*This post was originally published on June 11th, 2012 on amywarcup.com
As of last Friday, the students are fifty percent through completing their Thai massage training. Time is passing so quickly during our three and a half weeks here in Thailand, and last week, this time was well spent. In just three days they were taught fifty-two step to comprise a 90-minute routine in traditional Thai massage. These steps they learned consist of pressure point and energy line work, deep stretching, and massage, all in the supine or face-up position.
In my very first post on this blog, I included a brief description of Traditional Thai massage. To revisit this topic, in short, Thai massage (or nuad paan boran) is a traditional healing modality that has origins dating back more than 900 years ago, although the modality as it is practiced today is fairly new. Its roots stem from Theravada Buddhism, and the art was originally practiced by monks in Buddhist temples. A session typically will consist of acupressure, energy line (sen) work along the arms, legs, back, chest, and head, and deep, yoga asana type stretches. The client remains fully clothed, and sessions are given on a futon mat on the floor. Affects from a session may include a greater sense of balance and body awareness, increased flexibility, openness, and deep relaxation. Some techniques, when applied, may energize the receiver as well.
The energetic effect of a session, however, is the primary benefit of a Thai massage session. Theoretically, Thai massage is based on a belief system that the body consists of a network of 72,000 energy channels that connect to every part of the body, including the internal organs as well as the more superficial parts of the body, such as the skin and muscles. When there is pain, discomfort, or weakness in the body, it is viewed as being an imbalance in this intricate network of energy lines. Thais refer to these energy lines as Sen lines.
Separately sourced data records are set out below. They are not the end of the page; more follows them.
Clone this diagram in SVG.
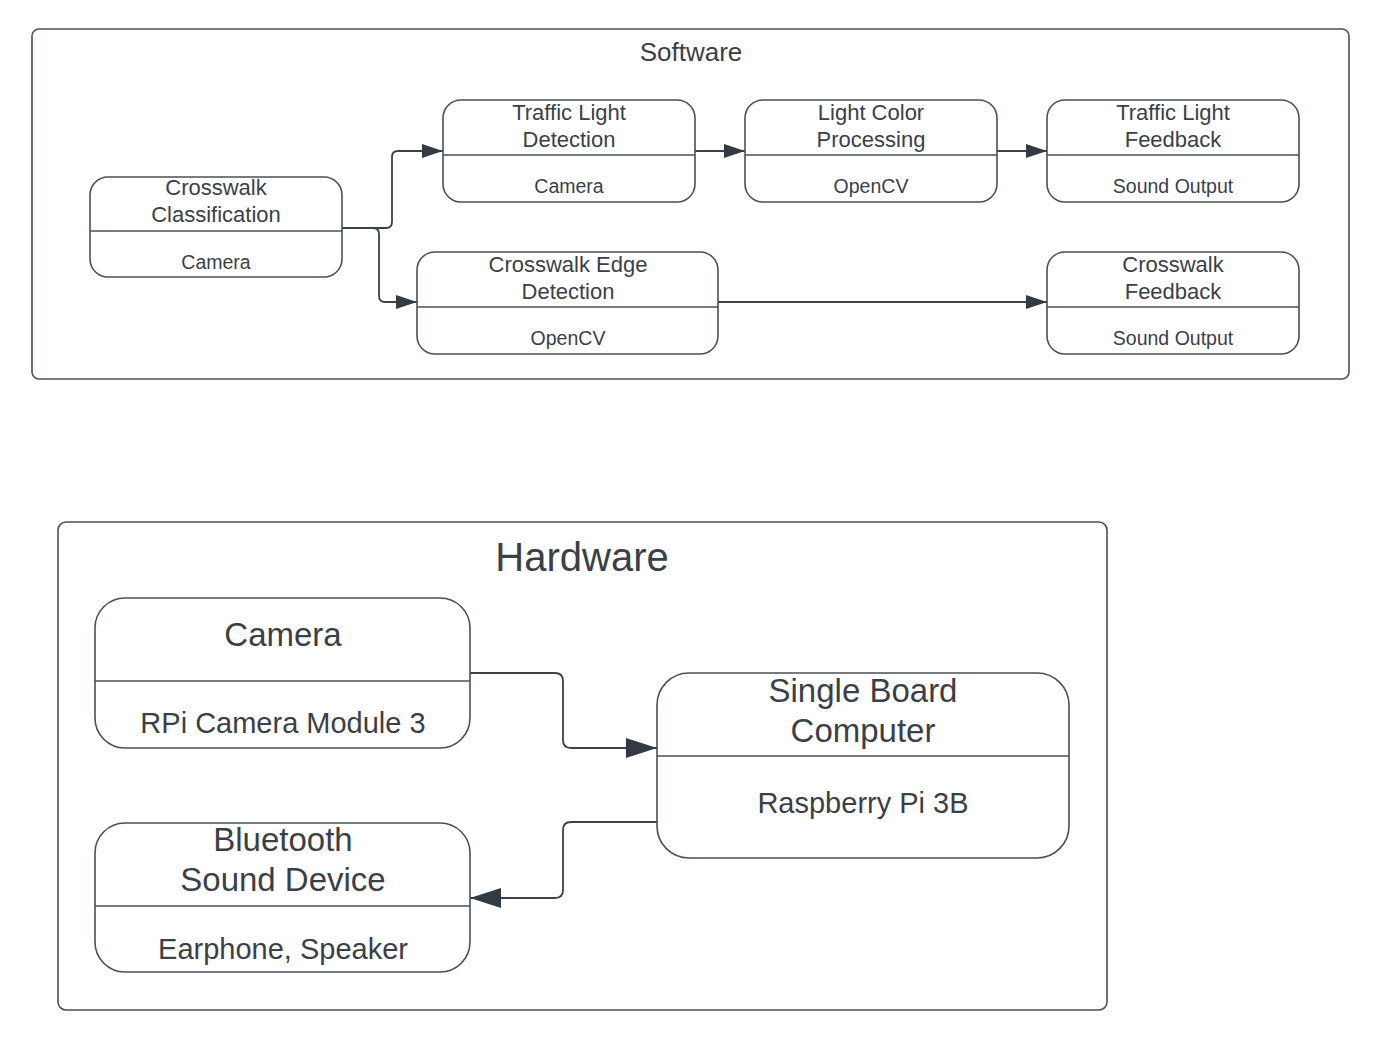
<svg xmlns="http://www.w3.org/2000/svg" width="1380" height="1046" viewBox="0 0 1380 1046">
<style>
text{font-family:"Liberation Sans",Arial,sans-serif;fill:#3a3f48;text-anchor:middle}
.box{fill:#fff;stroke:#4a505a;stroke-width:1.6}
.div{stroke:#4a505a;stroke-width:1.6}
.con{fill:none;stroke:#3b414b;stroke-width:1.8}
.t1{font-size:22px}
.t2{font-size:19.5px}
.h1{font-size:33px}
.h2{font-size:29px}
</style>
<defs>
<marker id="as" markerUnits="userSpaceOnUse" markerWidth="22" markerHeight="14" refX="21" refY="7" orient="auto"><path d="M0,0 L21,7 L0,14 Z" fill="#333a44"/></marker>
<marker id="ah" markerUnits="userSpaceOnUse" markerWidth="32" markerHeight="20" refX="31" refY="10" orient="auto"><path d="M0,0 L31,10 L0,20 Z" fill="#333a44"/></marker>
</defs>
<rect width="1380" height="1046" fill="#fff"/>
<g id="software">
<rect class="box" x="32" y="29" width="1317" height="350" rx="7"/>
<text x="691" y="61" style="font-size:26px">Software</text>
</g>
<g id="hardware">
<rect class="box" x="58" y="522" width="1049" height="488" rx="8"/>
<text x="582" y="571" style="font-size:40px">Hardware</text>
</g>
<g id="connectors">
<path class="con" d="M342,228 H386 Q392,228 392,222 V157 Q392,151 398,151 H443" marker-end="url(#as)"/>
<path class="con" d="M342,228 H373 Q379,228 379,234 V296 Q379,302 385,302 H417" marker-end="url(#as)"/>
<path class="con" d="M695,151 H745" marker-end="url(#as)"/>
<path class="con" d="M997,151 H1047" marker-end="url(#as)"/>
<path class="con" d="M718,302 H1047" marker-end="url(#as)"/>
<path class="con" d="M470,673 H555 Q563,673 563,681 V740 Q563,748 571,748 H657" marker-end="url(#ah)"/>
<path class="con" d="M657,822 H571 Q563,822 563,830 V890 Q563,898 555,898 H470" marker-end="url(#ah)"/>
</g>
<g id="crosswalk-classification">
<rect class="box" x="90" y="177" width="252" height="100" rx="18"/>
<line class="div" x1="90" y1="231" x2="342" y2="231"/>
<text class="t1" x="216" y="195">Crosswalk</text>
<text class="t1" x="216" y="222">Classification</text>
<text class="t2" x="216" y="269">Camera</text>
</g>
<g id="traffic-light-detection">
<rect class="box" x="443" y="100" width="252" height="102" rx="18"/>
<line class="div" x1="443" y1="155" x2="695" y2="155"/>
<text class="t1" x="569" y="120">Traffic Light</text>
<text class="t1" x="569" y="147">Detection</text>
<text class="t2" x="569" y="193">Camera</text>
</g>
<g id="light-color-processing">
<rect class="box" x="745" y="100" width="252" height="102" rx="18"/>
<line class="div" x1="745" y1="155" x2="997" y2="155"/>
<text class="t1" x="871" y="120">Light Color</text>
<text class="t1" x="871" y="147">Processing</text>
<text class="t2" x="871" y="193">OpenCV</text>
</g>
<g id="traffic-light-feedback">
<rect class="box" x="1047" y="100" width="252" height="102" rx="18"/>
<line class="div" x1="1047" y1="155" x2="1299" y2="155"/>
<text class="t1" x="1173" y="120">Traffic Light</text>
<text class="t1" x="1173" y="147">Feedback</text>
<text class="t2" x="1173" y="193">Sound Output</text>
</g>
<g id="crosswalk-edge-detection">
<rect class="box" x="417" y="252" width="301" height="102" rx="18"/>
<line class="div" x1="417" y1="307" x2="718" y2="307"/>
<text class="t1" x="568" y="272">Crosswalk Edge</text>
<text class="t1" x="568" y="299">Detection</text>
<text class="t2" x="568" y="345">OpenCV</text>
</g>
<g id="crosswalk-feedback">
<rect class="box" x="1047" y="252" width="252" height="102" rx="18"/>
<line class="div" x1="1047" y1="307" x2="1299" y2="307"/>
<text class="t1" x="1173" y="272">Crosswalk</text>
<text class="t1" x="1173" y="299">Feedback</text>
<text class="t2" x="1173" y="345">Sound Output</text>
</g>
<g id="camera">
<rect class="box" x="95" y="598" width="375" height="150" rx="30"/>
<line class="div" x1="95" y1="681" x2="470" y2="681"/>
<text class="h1" x="283" y="646">Camera</text>
<text class="h2" x="283" y="733">RPi Camera Module 3</text>
</g>
<g id="single-board-computer">
<rect class="box" x="657" y="673" width="412" height="185" rx="32"/>
<line class="div" x1="657" y1="756" x2="1069" y2="756"/>
<text class="h1" x="863" y="702">Single Board</text>
<text class="h1" x="863" y="742">Computer</text>
<text class="h2" x="863" y="813">Raspberry Pi 3B</text>
</g>
<g id="bluetooth-sound-device">
<rect class="box" x="95" y="823" width="375" height="149" rx="30"/>
<line class="div" x1="95" y1="906" x2="470" y2="906"/>
<text class="h1" x="283" y="851">Bluetooth</text>
<text class="h1" x="283" y="891">Sound Device</text>
<text class="h2" x="283" y="959">Earphone, Speaker</text>
</g>
</svg>
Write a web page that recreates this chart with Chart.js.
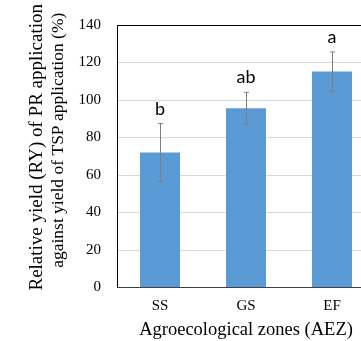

When a therapist is giving a session to a client, the focus should be guided by the connection the giver feels to this energetic network in the body, rather than just on the physiological aspects of the person. By working energetically with the client, the physical issues in the body will naturally become more balanced and resolved, since from this viewpoint, the body is not separate from the energetic aspects of the person.
Another key principle of Thai massage, and perhaps the most important one, is the concept of Metta. Metta is a term that derived from the Pali-canon texts, meaning loving-kindness, friendliness, and benevolence for others. In the Thai tradition, a session cannot be truly considered meaningful and healing without this intention. A session should always begin with either a prayer or intention prior to beginning the body work, and at the end, a giver should give also thank the client for allowing the therapist to have the honor to work with him or her.
After the first three days of training in the 90-minute supine Thai massage routine, the students had a practice day, followed by the testing day on Friday. The exam included both a written and a hands-on component. During the hands-on exam, everyone was required to give the full 90-minute session without using their notes. They also each gave sessions to Thai people who worked at the school, including teachers and administrators. Bree gave her session to the school owner, Mr. PP (Parowat), and Adam gave his session to a real Leusi, which is is a Thai spiritual person who often lives as a hermit in nature. Although most of them seemed nervous, everyone passed their exams…with straight A’s. Memorizing so many steps in such a short period of time may sound intensive, and it is. I’ve completed this task to learn Thai massage myself more than once, but the end result is that I came home afterward knowing how to give a 90-minute Thai massage in my massage practice. The same will be the case for the six who came to Thailand with me to study this affective and relaxing healing art. Perhaps you may consider booking your sessions with them now. They will undoubtedly have full schedules.